Von Mary Borden, einer Amerikanerin, die als Pflegerin von Kriegsopfern in Europa Zeugin des elenden Sterbens wurde (und deren Erinnerungen auch schon in Luk Percevals eindrucksvoller Weltkrieg-I-Beschwörung "Front!" am Hamburger Thalia Theater vorkamen), hat Macmillan nun den Titel "Forbidden Zone" genauso ent-lehnt wie eine der zentralen Personen; eben jene Clara Immerwahr, verheiratet mit dem führenden preußisch-deutschen Giftgas-Forscher Haber, die im privaten Kampf gegen das mörderisch-wissenschaftliche Handwerk des Gatten nicht mehr weiter leben wollte.
Sie ruft alle Götter an, um das Morden zu beenden
Parallel zu diesem Scheitern montiert Macmillan die Geschichte von Claras Enkelin – die heißt wieder Claire und arbeitet als naturalisierte Amerikanerin in einem New Yorker Labor. Dort wird gerade die Forschung an Chlor- und anderen Giftgasen eingestellt; wieder ist nämlich Krieg, und in den USA beginnt die Arbeit an der Atombombe. Zugleich entdeckt Claire, was der eigene Opa angerichtet hat, dessen Eisernes Kreuz sie bislang (neben dem Foto von Oma Clara) stets stolz in der Handtasche trug – aus Verzweiflung über diese unvergängliche Schuld nimmt auch sie sich das Leben: Schuld, Scham, Tod.

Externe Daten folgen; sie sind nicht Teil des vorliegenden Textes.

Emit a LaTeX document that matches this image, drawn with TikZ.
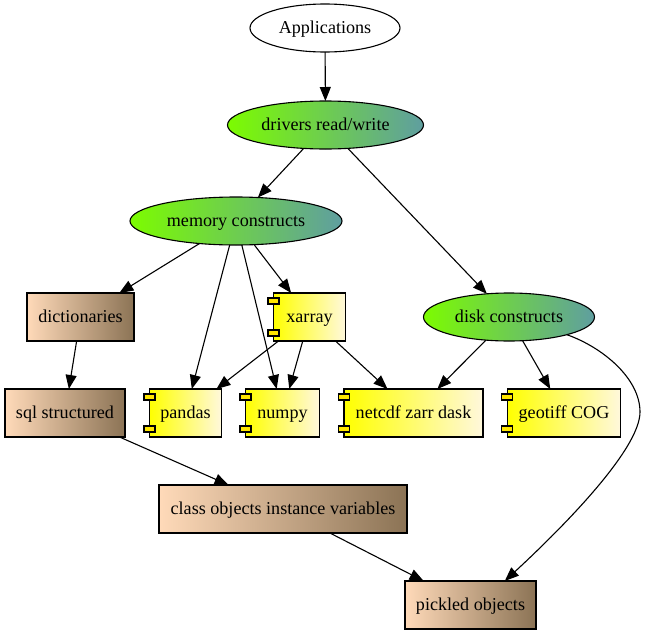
\documentclass[tikz,border=0pt]{standalone}
\usepackage{fontspec}
\setmainfont{Liberation Serif}
\usetikzlibrary{arrows.meta,calc,shapes.geometric}
\definecolor{tabyellow}{HTML}{FFE600}
\definecolor{lawn}{HTML}{7CFC00}
\definecolor{cadet}{HTML}{5F9EA0}
\definecolor{peach}{HTML}{FFDAB9}
\definecolor{burly}{HTML}{8B7355}
\definecolor{corn}{HTML}{FFF8DC}
\tikzset{
  basenode/.style={draw,line width=1.1pt,inner sep=0pt,outer sep=0pt,text height=14pt,text depth=2.5pt,font=\fontsize{18.1}{20}\selectfont},
  plainoval/.style={basenode,ellipse,minimum width=150pt,minimum height=48pt},
  greenoval/.style={basenode,ellipse,minimum height=48pt,left color=lawn,right color=cadet},
  brownbox/.style={basenode,rectangle,minimum height=48pt,left color=peach,right color=burly},
  compbox/.style={basenode,rectangle,minimum height=48pt,left color=yellow,right color=corn},
  tabbox/.style={draw,line width=1.1pt,fill=tabyellow},
  linkarrow/.style={draw,line width=1.1pt,-{Triangle[length=14pt,width=11pt]}}
}
\begin{document}
\begin{tikzpicture}[x=1pt,y=-1pt]

  \useasboundingbox (0,0) rectangle (646,635);

  \node[plainoval] (app) at (325,28) {Applications};
  \node[greenoval,minimum width=196pt] (drivers) at (325.5,125) {drivers read/write};
  \node[greenoval,minimum width=212pt] (memory) at (236,221) {memory constructs};
  \node[greenoval,minimum width=171pt] (disk) at (509,317) {disk constructs};

  \node[brownbox,minimum width=107pt] (dicts) at (80.5,317) {dictionaries};
  \node[brownbox,minimum width=120pt] (sql) at (65,413) {sql structured};
  \node[brownbox,minimum width=248pt] (class) at (283,509) {class objects instance variables};
  \node[brownbox,minimum width=131pt] (pickled) at (470.5,605) {pickled objects};

  \node[compbox,minimum width=72pt] (xarray) at (309.5,317) {xarray};
  \node[compbox,minimum width=72pt] (pandas) at (185.5,413) {pandas};
  \node[compbox,minimum width=74pt] (numpy) at (282.5,413) {numpy};
  \node[compbox,minimum width=139pt] (netcdf) at (413.5,413) {netcdf zarr dask};
  \node[compbox,minimum width=113.5pt] (geotiff) at (564,413) {geotiff COG};

  % the two tabs on each component
  \foreach \comp in {xarray,pandas,numpy,netcdf,geotiff} {
    \draw[tabbox] ($(\comp.north west)+(-5.5,5)$) rectangle ($(\comp.north west)+(5.5,11)$);
    \draw[tabbox] ($(\comp.south west)+(-5.5,-5)$) rectangle ($(\comp.south west)+(5.5,-11)$);
  }

  \begin{scope}[every edge/.style={linkarrow}]
    \path (app)     edge (drivers);
    \path (drivers) edge (memory);
    \path (drivers) edge (disk);
    \path (memory)  edge (dicts);
    \path (memory)  edge (pandas);
    \path (memory)  edge (numpy);
    \path (memory)  edge (xarray);
    \path (xarray)  edge (pandas);
    \path (xarray)  edge (numpy);
    \path (xarray)  edge (netcdf);
    \path (disk)    edge (netcdf);
    \path (disk)    edge (geotiff);
    \path (dicts)   edge (sql);
    \path (sql)     edge (class);
    \path (class)   edge (pickled);
  \end{scope}

  \draw[linkarrow] (disk.-17.5) .. controls (602,347) and (640,378) .. (640,412)
    .. controls (640,450) and (560,530) .. (pickled.35);

\end{tikzpicture}
\end{document}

Die dritte tragische Frau in dieser kompliziert verschachtelten Fabel ist Claires Chefin – sie liebte einst einen jungen französischen Soldaten; und pflegte Pierre dann zu Tode, nach einem Gas-Angriff. Sie entdeckt die tote Claire, und sie ruft alle Götter und die Geister der Toten an, um das Morden zu beenden. Jagt ihn da oben in seinem Himmel, diesen gottlosen Gott, und schickt ihn herunter, damit er sieht, wie seine Welt zuschanden geht ... mit diesen letzten Verzweiflungen endet ein starkes Stück Erinnerungs- und Antikriegstheater.
Viel Publikum ist dieser Erkundung einer "verbotenen Zone" zu wünschen
Katie Mitchell versetzt die vertrackt ineinander übergehenden Geschichten in der ihr eigenen Meisterschaft in einen Strom der Bilder – und erzählt eigentlich wieder einen Film im Theater. Auf fünf kleine, extrem detailreich ausgestattete Mini-Bühnen verteilt sie die einzelnen Episoden. Und davor rauscht quer zur Bühne ein historischer New Yorker U-Bahn-Wagen hin und her. In ihm begegnet die ehemals deutsche Claire einem amerikanischen Army-Offizier. Die Begegnung ist voller Hass, des Eisernen Kreuzes wegen, das aus der Tasche fällt; fast kommt es zur Vergewaltigung. Wieder ist da die Gewalt des Mannes – und hilflos begibt sich die junge Claire sehenden Auges hinein ins eigene tödliche Schicksal.
Kameras folgen ihr (wie allen anderen) überall hin, der Film jedoch, den die Kameras liefern, ist immerzu und überall live. Schon öfter hat die englische Regisseurin auf diese Weise die Methoden von Film und Theater vermischt – aber kaum je zuvor wirkte die darin entwickelte stilistische Meisterschaft derart zwingend wie in diesem Fall. Gerade weil das Theater beim Blick auf den Krieg über sich hinaus wachsen muss – viel Publikum ist dieser Entdeckung und Erkundung einer "verbotenen Zone" zu wünschen, wenn die Aufführung am Beginn der Saison auf den Spielplan der Berliner Schaubühne am Lehniner Platz gelangen wird. Die Salzburger Premiere war unübersehbar nicht ausverkauft – wer fehlte, hat viel verpasst: das erste echte Schauspiel-Ereignis der Festspiele.